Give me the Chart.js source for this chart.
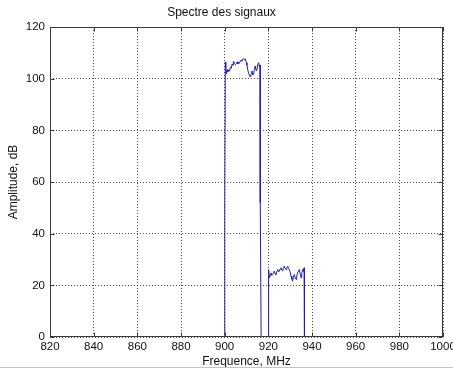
<!DOCTYPE html>
<html>
<head>
<meta charset="utf-8">
<title>Spectre des signaux</title>
<script src="https://cdn.jsdelivr.net/npm/chart.js@4/dist/chart.umd.min.js"></script>
<style>
  html, body { margin: 0; padding: 0; background: #fff; }
  #wrap { width: 453px; height: 369px; }
</style>
</head>
<body>
<div id="wrap"><canvas id="spectre" width="453" height="369"></canvas></div>
<script>
// values (two bands, gap between them is null)
const freqMHz = [
  900.0, 900.05, 900.3, 900.5, 900.8, 901.1, 901.4, 901.8, 902.2, 902.6,
  903.0, 903.4, 903.8, 904.1, 904.5, 904.9, 905.3, 905.7, 906.1, 906.4,
  906.8, 907.2, 907.5, 907.9, 908.3, 908.7, 909.1, 909.5, 909.9, 910.2,
  910.6, 911.0, 911.4, 911.8, 912.2, 912.5, 912.9, 913.3, 913.6, 914.0,
  914.4, 914.8, 915.2, 915.6, 915.9, 916.2, 916.3, 916.7,
  918.0,
  920.0, 920.05, 920.2, 920.5, 920.8, 921.2, 921.6, 922.0, 922.4, 922.7,
  923.1, 923.5, 923.9, 924.3, 924.7, 925.0, 925.4, 925.8, 926.2, 926.6,
  926.9, 927.3, 927.7, 928.1, 928.5, 928.9, 929.3, 929.6, 930.0, 930.4,
  930.8, 931.1, 931.5, 931.9, 932.3, 932.7, 933.0, 933.4, 933.8, 934.2,
  934.6, 935.0, 935.3, 935.7, 936.1, 936.4, 936.5, 936.6
];
const amplitudeDb = [
  0, 52, 106.5, 104, 101.8, 103.5, 102.6, 103.4, 102.9, 104.4,
  104, 105.6, 105.2, 106.7, 105.9, 105.4, 105.8, 106.5, 105.7, 106.3,
  106.0, 106.9, 107.2, 106.8, 107.5, 107.8, 107.3, 107.6, 106.2, 105.2,
  103.4, 102.0, 101.2, 100.6, 102.1, 103.0, 101.4, 101.7, 103.6, 104.9,
  103.2, 103.7, 105.6, 106.2, 104.6, 105.3, 52, 0,
  null,
  0, 13, 26.1, 22.9, 24.0, 24.8, 23.8, 24.2, 25.0, 25.5,
  24.6, 24.2, 25.3, 26.1, 25.2, 25.5, 26.3, 26.8, 25.9, 25.5,
  26.6, 27.4, 26.6, 26.1, 27.0, 27.4, 26.5, 26.0, 25.2, 23.5,
  22.4, 21.6, 23.1, 24.2, 23.0, 22.3, 23.6, 24.8, 25.5, 26.1,
  24.4, 22.9, 24.6, 26.1, 25.4, 26.8, 13, 0
];
const xTicks = [820, 840, 860, 880, 900, 920, 940, 960, 980, 1000];
const yTicks = [0, 20, 40, 60, 80, 100, 120];

const FONT = '"Liberation Sans", Arial, sans-serif';

// box + inward tick marks, like a matlab axes
const axesBox = {
  id: 'axesBox',
  afterDatasetsDraw(chart) {
    const { ctx, chartArea: a, scales: { x, y } } = chart;
    const L = Math.round(a.left) + 0.5, R = Math.round(a.right) - 0.5;
    const T = Math.round(a.top) + 0.5, B = Math.round(a.bottom) - 0.5;
    ctx.save();
    ctx.strokeStyle = '#3a3a3a';
    ctx.lineWidth = 1;
    ctx.strokeRect(L, T, R - L, B - T);
    ctx.beginPath();
    xTicks.forEach((v) => {
      const px = Math.round(x.getPixelForValue(v)) + 0.5;
      ctx.moveTo(px, B); ctx.lineTo(px, B - 4);
      ctx.moveTo(px, T); ctx.lineTo(px, T + 4);
    });
    yTicks.forEach((v) => {
      const py = Math.round(y.getPixelForValue(v)) + 0.5;
      ctx.moveTo(L, py); ctx.lineTo(L + 4, py);
      ctx.moveTo(R, py); ctx.lineTo(R - 4, py);
    });
    ctx.stroke();
    // thin grey edge at the very bottom of the window
    ctx.strokeStyle = '#c4c4c4';
    ctx.beginPath();
    ctx.moveTo(0, 367.5); ctx.lineTo(453, 367.5);
    ctx.stroke();
    ctx.restore();
  }
};

const fixSize = (w, h) => (scale) => {
  if (w !== null) scale.width = w;
  if (h !== null) scale.height = h;
  scale.paddingLeft = 0; scale.paddingRight = 0;
  scale.paddingTop = 0; scale.paddingBottom = 0;
};

const grid = {
  color: 'rgba(0,0,0,0.7)',
  lineWidth: 1,
  drawTicks: false
};
// in v4 the grid line dash comes from border.dash
const border = { display: false, dash: [1, 2] };

new Chart(document.getElementById('spectre'), {
  type: 'line',
  data: {
    datasets: [{
      data: freqMHz.map((f, i) => ({ x: f, y: amplitudeDb[i] })),
      borderColor: '#1c1cb8',
      borderWidth: 1,
      pointRadius: 0,
      tension: 0,
      spanGaps: false,
      fill: false
    }]
  },
  options: {
    responsive: false,
    animation: false,
    events: [],
    layout: { padding: { left: 0, right: 10, top: 0, bottom: 0 } },
    plugins: {
      legend: { display: false },
      tooltip: { enabled: false },
      title: {
        display: true,
        text: 'Spectre des signaux',
        color: '#111',
        font: { family: FONT, size: 12, weight: 'normal', lineHeight: 1.2 },
        padding: { top: 5, bottom: 7.6 }
      }
    },
    scales: {
      x: {
        type: 'linear',
        min: 820,
        max: 1000,
        afterBuildTicks: (s) => { s.ticks = xTicks.map((v) => ({ value: v })); },
        afterFit: fixSize(null, 32),
        grid: grid,
        border: border,
        ticks: {
          color: '#111',
          padding: 3,
          maxRotation: 0,
          autoSkip: false,
          callback: (v) => String(v),
          font: { family: FONT, size: 11.5 }
        },
        title: {
          display: true,
          text: 'Frequence, MHz',
          color: '#111',
          font: { family: FONT, size: 12, lineHeight: 1.2 },
          padding: { top: 0, bottom: 0 }
        }
      },
      y: {
        min: 0,
        max: 120,
        afterBuildTicks: (s) => { s.ticks = yTicks.map((v) => ({ value: v })); },
        afterFit: fixSize(50, null),
        grid: grid,
        border: border,
        ticks: {
          color: '#111',
          padding: 5,
          callback: (v) => String(v),
          font: { family: FONT, size: 11.5 }
        },
        title: {
          display: true,
          text: 'Amplitude, dB',
          color: '#111',
          font: { family: FONT, size: 12, lineHeight: 1.2 },
          padding: { top: 6, bottom: 0 }
        }
      }
    }
  },
  plugins: [axesBox]
});
</script>
</body>
</html>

### THE PROBLEM:
Please transcribe the material above exactly as written. Leave the pictures out.

### THE ANSWER:
Give me the Chart.js source for this chart.
<!DOCTYPE html>
<html>
<head>
<meta charset="utf-8">
<title>Spectre des signaux</title>
<script src="https://cdn.jsdelivr.net/npm/chart.js@4/dist/chart.umd.min.js"></script>
<style>
  html, body { margin: 0; padding: 0; background: #fff; }
  #wrap { width: 453px; height: 369px; }
</style>
</head>
<body>
<div id="wrap"><canvas id="spectre" width="453" height="369"></canvas></div>
<script>
// values (two bands, gap between them is null)
const freqMHz = [
  900.0, 900.05, 900.3, 900.5, 900.8, 901.1, 901.4, 901.8, 902.2, 902.6,
  903.0, 903.4, 903.8, 904.1, 904.5, 904.9, 905.3, 905.7, 906.1, 906.4,
  906.8, 907.2, 907.5, 907.9, 908.3, 908.7, 909.1, 909.5, 909.9, 910.2,
  910.6, 911.0, 911.4, 911.8, 912.2, 912.5, 912.9, 913.3, 913.6, 914.0,
  914.4, 914.8, 915.2, 915.6, 915.9, 916.2, 916.3, 916.7,
  918.0,
  920.0, 920.05, 920.2, 920.5, 920.8, 921.2, 921.6, 922.0, 922.4, 922.7,
  923.1, 923.5, 923.9, 924.3, 924.7, 925.0, 925.4, 925.8, 926.2, 926.6,
  926.9, 927.3, 927.7, 928.1, 928.5, 928.9, 929.3, 929.6, 930.0, 930.4,
  930.8, 931.1, 931.5, 931.9, 932.3, 932.7, 933.0, 933.4, 933.8, 934.2,
  934.6, 935.0, 935.3, 935.7, 936.1, 936.4, 936.5, 936.6
];
const amplitudeDb = [
  0, 52, 106.5, 104, 101.8, 103.5, 102.6, 103.4, 102.9, 104.4,
  104, 105.6, 105.2, 106.7, 105.9, 105.4, 105.8, 106.5, 105.7, 106.3,
  106.0, 106.9, 107.2, 106.8, 107.5, 107.8, 107.3, 107.6, 106.2, 105.2,
  103.4, 102.0, 101.2, 100.6, 102.1, 103.0, 101.4, 101.7, 103.6, 104.9,
  103.2, 103.7, 105.6, 106.2, 104.6, 105.3, 52, 0,
  null,
  0, 13, 26.1, 22.9, 24.0, 24.8, 23.8, 24.2, 25.0, 25.5,
  24.6, 24.2, 25.3, 26.1, 25.2, 25.5, 26.3, 26.8, 25.9, 25.5,
  26.6, 27.4, 26.6, 26.1, 27.0, 27.4, 26.5, 26.0, 25.2, 23.5,
  22.4, 21.6, 23.1, 24.2, 23.0, 22.3, 23.6, 24.8, 25.5, 26.1,
  24.4, 22.9, 24.6, 26.1, 25.4, 26.8, 13, 0
];
const xTicks = [820, 840, 860, 880, 900, 920, 940, 960, 980, 1000];
const yTicks = [0, 20, 40, 60, 80, 100, 120];

const FONT = '"Liberation Sans", Arial, sans-serif';

// box + inward tick marks, like a matlab axes
const axesBox = {
  id: 'axesBox',
  afterDatasetsDraw(chart) {
    const { ctx, chartArea: a, scales: { x, y } } = chart;
    const L = Math.round(a.left) + 0.5, R = Math.round(a.right) - 0.5;
    const T = Math.round(a.top) + 0.5, B = Math.round(a.bottom) - 0.5;
    ctx.save();
    ctx.strokeStyle = '#3a3a3a';
    ctx.lineWidth = 1;
    ctx.strokeRect(L, T, R - L, B - T);
    ctx.beginPath();
    xTicks.forEach((v) => {
      const px = Math.round(x.getPixelForValue(v)) + 0.5;
      ctx.moveTo(px, B); ctx.lineTo(px, B - 4);
      ctx.moveTo(px, T); ctx.lineTo(px, T + 4);
    });
    yTicks.forEach((v) => {
      const py = Math.round(y.getPixelForValue(v)) + 0.5;
      ctx.moveTo(L, py); ctx.lineTo(L + 4, py);
      ctx.moveTo(R, py); ctx.lineTo(R - 4, py);
    });
    ctx.stroke();
    // thin grey edge at the very bottom of the window
    ctx.strokeStyle = '#c4c4c4';
    ctx.beginPath();
    ctx.moveTo(0, 367.5); ctx.lineTo(453, 367.5);
    ctx.stroke();
    ctx.restore();
  }
};

const fixSize = (w, h) => (scale) => {
  if (w !== null) scale.width = w;
  if (h !== null) scale.height = h;
  scale.paddingLeft = 0; scale.paddingRight = 0;
  scale.paddingTop = 0; scale.paddingBottom = 0;
};

const grid = {
  color: 'rgba(0,0,0,0.7)',
  lineWidth: 1,
  drawTicks: false
};
// in v4 the grid line dash comes from border.dash
const border = { display: false, dash: [1, 2] };

new Chart(document.getElementById('spectre'), {
  type: 'line',
  data: {
    datasets: [{
      data: freqMHz.map((f, i) => ({ x: f, y: amplitudeDb[i] })),
      borderColor: '#1c1cb8',
      borderWidth: 1,
      pointRadius: 0,
      tension: 0,
      spanGaps: false,
      fill: false
    }]
  },
  options: {
    responsive: false,
    animation: false,
    events: [],
    layout: { padding: { left: 0, right: 10, top: 0, bottom: 0 } },
    plugins: {
      legend: { display: false },
      tooltip: { enabled: false },
      title: {
        display: true,
        text: 'Spectre des signaux',
        color: '#111',
        font: { family: FONT, size: 12, weight: 'normal', lineHeight: 1.2 },
        padding: { top: 5, bottom: 7.6 }
      }
    },
    scales: {
      x: {
        type: 'linear',
        min: 820,
        max: 1000,
        afterBuildTicks: (s) => { s.ticks = xTicks.map((v) => ({ value: v })); },
        afterFit: fixSize(null, 32),
        grid: grid,
        border: border,
        ticks: {
          color: '#111',
          padding: 3,
          maxRotation: 0,
          autoSkip: false,
          callback: (v) => String(v),
          font: { family: FONT, size: 11.5 }
        },
        title: {
          display: true,
          text: 'Frequence, MHz',
          color: '#111',
          font: { family: FONT, size: 12, lineHeight: 1.2 },
          padding: { top: 0, bottom: 0 }
        }
      },
      y: {
        min: 0,
        max: 120,
        afterBuildTicks: (s) => { s.ticks = yTicks.map((v) => ({ value: v })); },
        afterFit: fixSize(50, null),
        grid: grid,
        border: border,
        ticks: {
          color: '#111',
          padding: 5,
          callback: (v) => String(v),
          font: { family: FONT, size: 11.5 }
        },
        title: {
          display: true,
          text: 'Amplitude, dB',
          color: '#111',
          font: { family: FONT, size: 12, lineHeight: 1.2 },
          padding: { top: 6, bottom: 0 }
        }
      }
    }
  },
  plugins: [axesBox]
});
</script>
</body>
</html>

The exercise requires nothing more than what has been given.